A proposta 680/2020 apresentada na reunião da Câmara Municipal de Lisboa (CML) do passado dia 12 de novembro, subscrita pelo vereador Ricardo Veludo, responsável pelo pelouro do Urbanismo, foi aprovada com os votos a favor do PS, PSD e CDS e a abstenção do BE. Apenas teve os votos contra do PCP.
Tratou-se da aprovação do projeto de arquitetura de obras de alterações com ampliação para os imóveis do quarteirão delimitado pela Praça da Figueira, Rua do Amparo, Rua da Betesga e Praça D. Pedro IV, conhecido pelo “quarteirão da Suíça”, designação que lhe é dada por ter sido naquele local, esquina com a Rua do Amparo, que esteve instalada desde 1922 a Pastelaria Suíça.
O projeto aprovado foi submetido à CML pela empresa JCKL Portugal – Investimentos Imobiliários Lda, representante da imobiliária espanhola Mabel Capital, na qualidade de proprietária daquele conjunto composto por quatro imóveis com frentes para o Rossio e Praça da Figueira, adquiridos em 2018 à Sociedade Hoteleira Seoane por 68 milhões de euros.
A Seoane chegou a ter um projeto aprovado em 2009 para aquele quarteirão, um hotel de 5 estrelas com 106 quartos, mas que foi contestado pelo movimento Cidadãos por Lisboa (CPL) através da vereadora Helena Roseta por aumentar a pressão turística e excluir habitação, e que acabou por não ser concretizado.
O projeto agora aprovado pela CML para o “quarteirão da Suíça” preconiza que os cerca de 10.000 m2 em superfície de pavimento sejam para a instalação de quatro unidades comerciais e de uma unidade de serviços no piso em sótão, sem qualquer área dedicada a habitação.

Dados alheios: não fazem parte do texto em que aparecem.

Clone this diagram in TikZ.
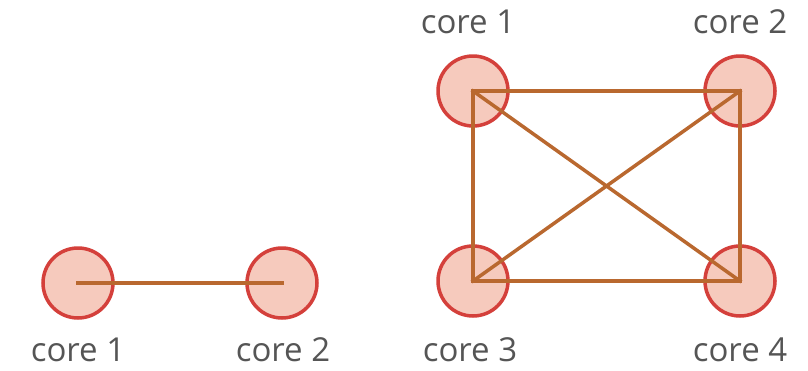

Com a aprovação desta operação urbanística de reabilitação, considerada “uma intervenção com impacte relevante e/ou semelhante a uma operação de loteamento”, o PS não cumpre o acordo estabelecido para o Executivo municipal entre o BE e o PS, na sequência das eleições autárquicas de 2017, que prevê, no ponto F-1 d), uma “percentagem mínima de 25% do edificado, nas novas construções ou operações de reabilitação, destinada a habitação a custos controlados.”
A função habitacional ficou completamente excluída do projeto para o “quarteirão da Suíça”, apesar de o Plano de Pormenor de Salvaguarda da Baixa Pombalina (PPSBP) indicar que “os pisos superiores destinam-se, preferencialmente, ao uso habitacional e serviços” (nº 2, art.º 17º do PPSBP). A proposta do promotor aprovada pela CML não tem qualquer preocupação com a função habitacional, essencial para uma real regeneração e requalificação urbanas da Baixa e para o desenho de uma cidade vivida quotidianamente pelos seus moradores, multifuncional e não gentrificada.
São apenas os grandes interesses imobiliários e especulativos que presidem à proposta da imobiliária JCKL que, deste modo, concentra a operação numa nova grande superfície comercial na expetativa da obtenção e otimização de lucros mais elevados. A CML, através de instrumento de gestão territorial, como o PPSBP, ou de um caderno de encargos com contrapartidas negociadas com o promotor, tinha a obrigação, em nome do interesse público, de garantir que o projeto para o “quarteirão da Suíça” contribuísse para o aumento da oferta de habitação, combatesse o despovoamento do centro histórico, apoiasse a instalação de comércio tradicional e ajudasse à revitalização do conjunto histórico da Baixa Pombalina, incluída em Área de Reabilitação Urbana.
A esquerda não se pode demitir do combate pela cidade democrática em vez da cidade ao serviço do mercado e da especulação imobiliária, ainda para mais quando há um acordo político que é também um compromisso com os munícipes que tem de ser cumprido e que estabelece um compromisso sobre matérias urbanísticas que são gravemente alienadas no projeto aprovado.
É um combate difícil, de facto, mas que é central para uma proposta de esquerda alternativa, democrática, anti neoliberal e pelo direito à cidade. Desde logo assumindo os seus compromissos e exigindo que os compromissos políticos do PS, como condição de sustentabilidade maioritária do Executivo municipal, também sejam respeitados.